1. Data Engineering & Backend

  • Task: Finalize PDF Text Extraction & OCR
    • Owner: @zcbtvag (Victor)
    • Description: Run the extraction on the downloaded ~4,000 PDFs. Focus on text-based extraction first, only using heavy OCR (image-to-text) if necessary. Commit the code logic (not the files themselves) to the dev branch.
    • Deadline: Tonight / ASAP (Before Victor travels).
    • Success Criteria: Text extracted from PDFs and ready for database ingestion.
  • Task: Push Dev Branch Changes
    • Owner: @zcbtvag (Victor)
    • Description: Push the latest scraper and extraction logic to GitHub so @jnxmas can pull the code.
    • Deadline: Tonight.
    • Success Criteria: PR raised/Code available on the remote repository.
  • Task: Implement MongoDB for Vector/Content Storage
    • Owner: @jnxmas [Secondary: Victor if time permits]
    • Description: Set up a NoSQL database (MongoDB) to store extracted PDF content + metadata (source URL, date, category). This is crucial for the RAG system to function efficiently.
    • Deadline: Next 24 Hours.
    • Success Criteria: DB instance running and successfully storing OCR output.

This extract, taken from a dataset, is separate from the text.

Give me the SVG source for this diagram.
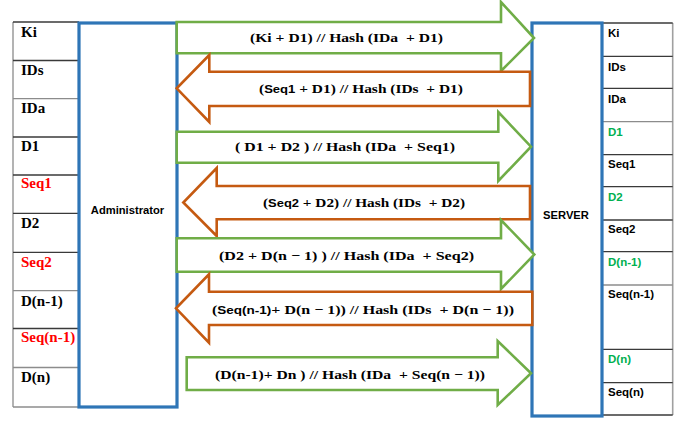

2. Deployment & Hackathon Submission

  • Task: Configure Local Demo Environment (ngrok)
    • Owner: @jnxmas
    • Description: Finalize the secure ngrok tunnel (ocapistaine.ngrok.app) pointing to the local Streamlit UI. Ensure the external facing demo is locked to Ollama, while internal dev builds can use Gemini.
    • Deadline: Tomorrow Morning.
    • Success Criteria: Live URL accessible to external users (jury) without exposing sensitive internal keys.
  • Task: Draft Hackathon Submission Article
    • Owner: @jnxmas
    • Description: Write the required project description, work process, and key achievements for the hackathon platform. Focus on the "Charter Check" agent and Opik integration.
    • Deadline: Tomorrow Mid-day.
    • Success Criteria: Text ready for copy-paste into the submission form.

3. Observability (Opik)

  • Task: Verify Double-Tracing (App + N8N)
    • Owner: @jnxmas
    • Description: Confirm that Opik receives traces from both the Python app (Ocapistaine) and the n8n docker container when an LLM is triggered.
    • Deadline: Tomorrow.
    • Success Criteria: Unified dashboard in Opik showing traces from both sources.

Status Dashboard

  • Overall Progress: 🟡 Mixed (Scraping done, OCR/DB pending, Deployment strategy fixed).
  • Open High-Priority Tasks:
    1. Run/Finish OCR on 4k PDFs (@zcbtvag).
    2. Set up MongoDB for data ingestion (@jnschilling).
    3. Finalize "Charter Check" Agent + Opik Tracing for Demo (@jnschilling).
  • Next Milestone: Hackathon MVP Submission (Deadline: ~1 day 14 hours).